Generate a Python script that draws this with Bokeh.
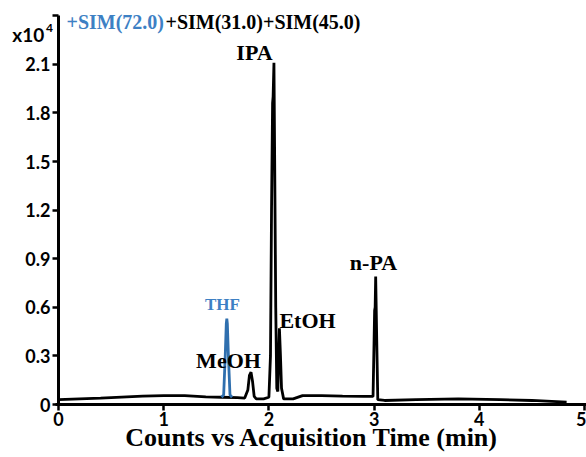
from bokeh.plotting import figure
from bokeh.models import Label, FixedTicker, Range1d
from bokeh.embed import file_html
from bokeh.resources import INLINE

# ---- data (x10^4 counts vs minutes) ----
sim_black_t = [0.0, 0.4, 0.8, 1.0, 1.2, 1.4, 1.55, 1.7, 1.77, 1.80, 1.815, 1.83, 1.845, 1.86, 1.88,
               1.95, 2.0, 2.015, 2.025, 2.035, 2.04, 2.048, 2.055, 2.065, 2.075, 2.085,
               2.095, 2.10, 2.11, 2.12, 2.14, 2.23, 2.32, 2.5, 2.7, 2.9, 2.99, 3.0,
               3.005, 3.01, 3.015, 3.025, 3.035, 3.1, 3.4, 3.8, 4.2, 4.5, 4.83]
sim_black_y = [0.03, 0.04, 0.052, 0.055, 0.055, 0.047, 0.045, 0.043, 0.04, 0.09, 0.18, 0.20, 0.14, 0.05, 0.035,
               0.035, 0.045, 0.3, 1.2, 1.86, 1.9, 2.11, 1.5, 0.6, 0.1, 0.08,
               0.35, 0.47, 0.3, 0.1, 0.035, 0.035, 0.055, 0.055, 0.052, 0.05, 0.05, 0.4,
               0.58, 0.6, 0.79, 0.4, 0.03, 0.025, 0.03, 0.035, 0.03, 0.025, 0.015]

sim_blue_t = [1.55, 1.57, 1.585, 1.595, 1.60, 1.605, 1.615, 1.63, 1.65]
sim_blue_y = [0.045, 0.06, 0.3, 0.5, 0.53, 0.5, 0.3, 0.06, 0.045]

peak_names = ["IPA", "n-PA", "EtOH", "MeOH"]
peak_label_x = [1.863, 2.994, 2.367, 1.616]
peak_label_y = [2.173, 0.877, 0.519, 0.272]
thf_label = ("THF", 1.559, 0.617)

y_ticks = [0, 0.3, 0.6, 0.9, 1.2, 1.5, 1.8, 2.1, 2.4]
y_tick_labels = ["0", "0.3", "0.6", "0.9", "1.2", "1.5", "1.8", "2.1", ""]
x_ticks = [0, 1, 2, 3, 4, 5]

BLUE_TXT = "#3d80c4"
BLUE_LINE = "#2f6fae"
SERIF = "Liberation Serif"
SANS = "Lato"

p = figure(width=586, height=457, output_backend="svg", toolbar_location=None,
           x_range=Range1d(-0.5513, 5.019), y_range=Range1d(-0.327, 2.494),
           min_border=0)
p.outline_line_color = None
p.xgrid.grid_line_color = None
p.ygrid.grid_line_color = None
p.background_fill_color = "white"

p.line(sim_black_t, sim_black_y, line_color="black", line_width=2.8)
p.line(sim_blue_t, sim_blue_y, line_color=BLUE_LINE, line_width=2.8)

for ax in (p.xaxis[0], p.yaxis[0]):
    ax.fixed_location = 0
    ax.axis_line_width = 3
    ax.axis_line_color = "black"
    ax.major_tick_line_width = 2.5
    ax.major_tick_line_color = "black"
    ax.major_tick_out = 6
    ax.major_tick_in = 0
    ax.minor_tick_line_color = None
    ax.major_label_text_font = SANS
    ax.major_label_text_font_style = "bold"
    ax.major_label_text_font_size = "18px"
    ax.major_label_text_color = "black"

p.yaxis.ticker = FixedTicker(ticks=y_ticks)
p.yaxis.major_label_overrides = {t: l for t, l in zip(y_ticks, y_tick_labels)}
p.yaxis.major_label_standoff = 2
p.yaxis.bounds = (0, 2.4)
p.xaxis.ticker = FixedTicker(ticks=x_ticks)
p.xaxis.major_label_standoff = 1
p.xaxis.bounds = (-0.03, 5.019)

# x axis title
p.add_layout(Label(x=2.41, y=-0.204, text="Counts vs Acquisition Time (min)", text_align="center",
                   text_baseline="middle", text_font=SERIF, text_font_style="bold",
                   text_font_size="26px", text_color="black"))

for name, lx, ly in zip(peak_names, peak_label_x, peak_label_y):
    p.add_layout(Label(x=lx, y=ly, text=name, text_align="center", text_baseline="middle",
                       text_font=SERIF, text_font_style="bold", text_font_size="22px",
                       text_color="black"))
p.add_layout(Label(x=thf_label[1], y=thf_label[2], text=thf_label[0], text_align="center",
                   text_baseline="middle", text_font=SERIF, text_font_style="bold",
                   text_font_size="17px", text_color=BLUE_TXT))

# title parts
p.add_layout(Label(x=0.076, y=2.364, text="+SIM(72.0)", text_align="left", text_baseline="middle",
                   text_font=SERIF, text_font_style="bold", text_font_size="20px",
                   text_color=BLUE_TXT))
p.add_layout(Label(x=1.017, y=2.364, text="+SIM(31.0)+SIM(45.0)", text_align="left",
                   text_baseline="middle", text_font=SERIF, text_font_style="bold",
                   text_font_size="20px", text_color="black"))

# y scale multiplier
p.add_layout(Label(x=-0.44, y=2.284, text="x10", text_align="left", text_baseline="middle",
                   text_font=SANS, text_font_style="bold", text_font_size="19px",
                   text_color="black"))
p.add_layout(Label(x=-0.118, y=2.325, text="4", text_align="left", text_baseline="middle",
                   text_font=SANS, text_font_style="bold", text_font_size="12px",
                   text_color="black"))

open("out.html", "w").write(file_html(p, INLINE))
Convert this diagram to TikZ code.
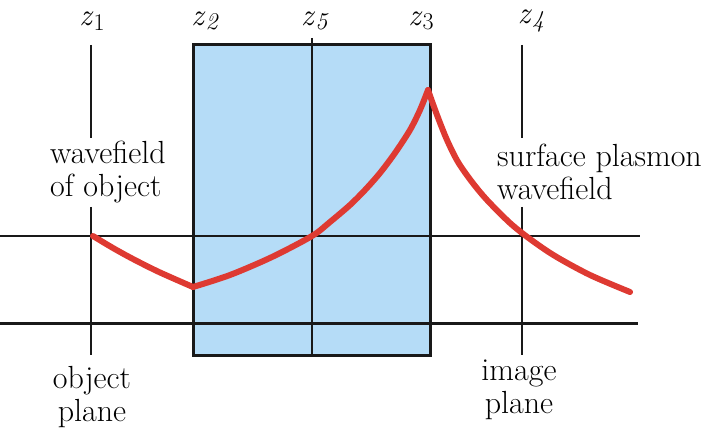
\documentclass[tikz,border=0pt]{standalone}
\usepackage{fontspec}
\begin{document}
\begin{tikzpicture}[x=1pt,y=-1pt,
  thinline/.style={line width=1.5pt,black!90},
  thickline/.style={line width=3pt,black!90},
  wave/.style={line width=6pt,draw={rgb,255:red,222;green,58;blue,50},line cap=round,line join=round},
  lbl/.style={font=\fontsize{32}{33}\selectfont,inner sep=0pt},
  zlbl/.style={font=\fontsize{31}{31}\selectfont,inner sep=0pt}]
\useasboundingbox (0,0) rectangle (705,433);
% slab
\fill[fill={rgb,255:red,181;green,220;blue,247}] (193,45) rectangle (430,355);
% horizontal lines
\coordinate (hl1) at (0,236); \coordinate (hr1) at (640,236);
\coordinate (hl2) at (0,323); \coordinate (hr2) at (638,323);
\draw[thinline] (hl1) -- (hr1);
\draw[thickline] (hl2) -- (hr2);
% vertical lines
\coordinate (z1t) at (91,45); \coordinate (z1a) at (91,138);
\coordinate (z1b) at (91,207); \coordinate (z1e) at (91,355);
\draw[thinline] (z1t) -- (z1a) (z1b) -- (z1e);
\coordinate (z4t) at (522,45); \coordinate (z4a) at (522,138);
\coordinate (z4b) at (522,207); \coordinate (z4e) at (522,355);
\draw[thinline] (z4t) -- (z4a) (z4b) -- (z4e);
\coordinate (z5t) at (312,38); \coordinate (z5e) at (312,355);
\draw[thinline] (z5t) -- (z5e);
\draw[thickline] (193,45) rectangle (430,355);
% labels
\node[zlbl] (lz1) at (92,21) {\textit{z}\raisebox{-0.35ex}{\fontsize{24}{24}\selectfont 1}};
\node[zlbl] (lz2) at (205,21) {\textit{z}\raisebox{-0.35ex}{\fontsize{24}{24}\selectfont\textit{2}}};
\node[zlbl] (lz5) at (315,21) {\textit{z}\raisebox{-0.35ex}{\fontsize{24}{24}\selectfont\textit{5}}};
\node[zlbl] (lz3) at (421,21) {\textit{z}\raisebox{-0.35ex}{\fontsize{24}{24}\selectfont 3}};
\node[zlbl] (lz4) at (531,21) {\textit{z}\raisebox{-0.35ex}{\fontsize{24}{24}\selectfont\textit{4}}};
\node[lbl,anchor=west,align=left] (wobj) at (50,172) {wavefield\\of object};
\node[lbl,anchor=west,align=left] (wsp) at (497,172) {surface plasmon\\wavefield};
\node[lbl,align=center] (op) at (92,397) {object\\plane};
\node[lbl,align=center] (ip) at (519,390) {image\\plane};
% wave
\draw[wave] plot[smooth,tension=0.5] coordinates {(93,236) (113,248) (133,259) (159,272) (193,287)};
\draw[wave] plot[smooth,tension=0.5] coordinates {(193,287) (230,275) (272,257) (312,236) (330,222) (350,205) (365,190) (380,173) (395,153) (410,130) (420,110) (428,90)};
\draw[wave] plot[smooth,tension=0.5] coordinates {(428,90) (437,115) (447,140) (458,162) (472,182) (487,200) (510,223) (530,239) (555,256) (590,275) (630,292)};
\end{tikzpicture}
\end{document}
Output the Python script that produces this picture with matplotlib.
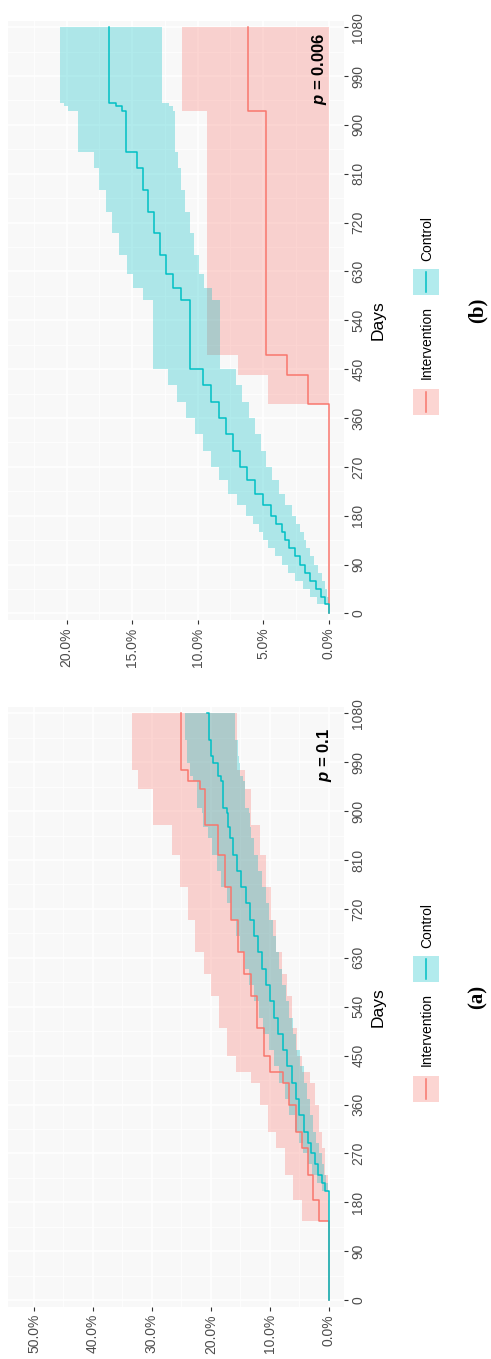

════

> [TASK INSTRUCTIONS]
Without the pictures, please reproduce each line of the listing above exactly, from the first one through the line bearing "0.3, 0.06, 0.045]".

> [RESPONSE TO THE TASK]
Generate a Python script that draws this with Bokeh.
from bokeh.plotting import figure
from bokeh.models import Label, FixedTicker, Range1d
from bokeh.embed import file_html
from bokeh.resources import INLINE

# ---- data (x10^4 counts vs minutes) ----
sim_black_t = [0.0, 0.4, 0.8, 1.0, 1.2, 1.4, 1.55, 1.7, 1.77, 1.80, 1.815, 1.83, 1.845, 1.86, 1.88,
               1.95, 2.0, 2.015, 2.025, 2.035, 2.04, 2.048, 2.055, 2.065, 2.075, 2.085,
               2.095, 2.10, 2.11, 2.12, 2.14, 2.23, 2.32, 2.5, 2.7, 2.9, 2.99, 3.0,
               3.005, 3.01, 3.015, 3.025, 3.035, 3.1, 3.4, 3.8, 4.2, 4.5, 4.83]
sim_black_y = [0.03, 0.04, 0.052, 0.055, 0.055, 0.047, 0.045, 0.043, 0.04, 0.09, 0.18, 0.20, 0.14, 0.05, 0.035,
               0.035, 0.045, 0.3, 1.2, 1.86, 1.9, 2.11, 1.5, 0.6, 0.1, 0.08,
               0.35, 0.47, 0.3, 0.1, 0.035, 0.035, 0.055, 0.055, 0.052, 0.05, 0.05, 0.4,
               0.58, 0.6, 0.79, 0.4, 0.03, 0.025, 0.03, 0.035, 0.03, 0.025, 0.015]

sim_blue_t = [1.55, 1.57, 1.585, 1.595, 1.60, 1.605, 1.615, 1.63, 1.65]
sim_blue_y = [0.045, 0.06, 0.3, 0.5, 0.53, 0.5, 0.3, 0.06, 0.045]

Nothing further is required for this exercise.